I almost didn't finish this, but a friend advised sticking with it, and I'm not convinced it was worth it. In fairness the last third of the book really shines compared to what preceded it. My problem is that it took too long to really get to the meat of the world. And it's a fascinating world. There are zones that restrict certain technologies, making for a chaotic and disparate existence for its inhabitants. The reasons for this aren't really touched until the end, but even then with a frustrating lack of clarity.
There's a lot going on in the story, but it flashes by too quickly to gain any real insight. The different cultures are only glimpsed briefly, and while there is a rich tapestry depicted here, it isn't really followed through. And I think that's what disappointed me about this book - there was so much potential here, but unfortunately not realised.

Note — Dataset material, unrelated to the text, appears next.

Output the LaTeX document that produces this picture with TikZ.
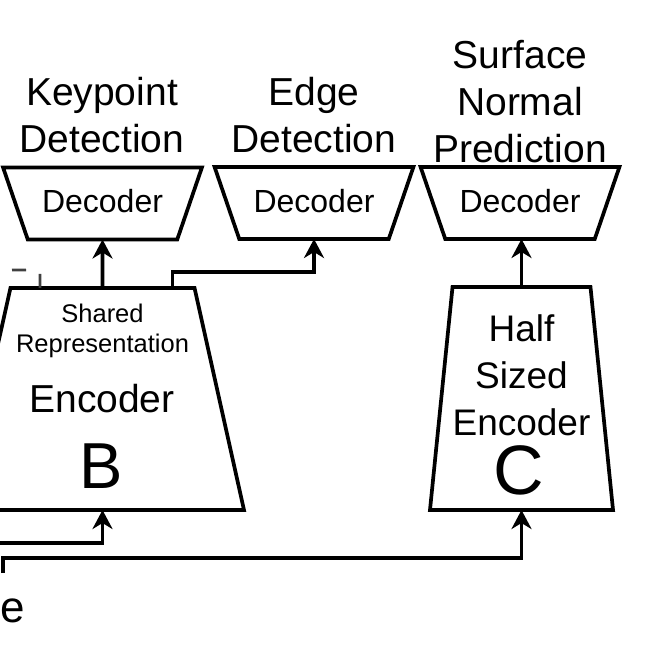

The same is true of the characters. The lead character is reasonably well rounded, but those that joined him weren't fleshed out enough to give them any real depth. The ending does compensate for the journey there, but not enough for me to recommend it.
Spearpoint, the last human city, is an atmosphere-piercing spire of vast size. Clinging to its skin are the zones, a series of semi-autonomous city-states, each of which enjoys a different - and rigidly enforced - level of technology. Horsetown is pre-industrial; in Neon Heights they have television and electric trains . . .
Following an infiltration mission that went tragically wrong, Quillon has been living incognito, working as a pathologist in the district morgue. But when a near-dead angel drops onto his dissecting table, Quillon's world is wrenched apart one more time, for the angel is a winged posthuman from Spearpoint's Celestial Levels - and with the dying body comes bad news.
If Quillon is to save his life, he must leave his home and journey into the cold and hostile lands beyond Spearpoint's base, starting an exile that will take him further than he could ever imagine. But there is far more at stake than just Quillon's own survival, for the limiting technologies of the zones are determined not by governments or police, but by the very nature of reality - and reality itself is showing worrying signs of instability . . .
TERMINAL WORLD is a snarling, drooling, crazy-eyed mongrel of a book: equal parts steampunk, western, planetary romance and far-future SF.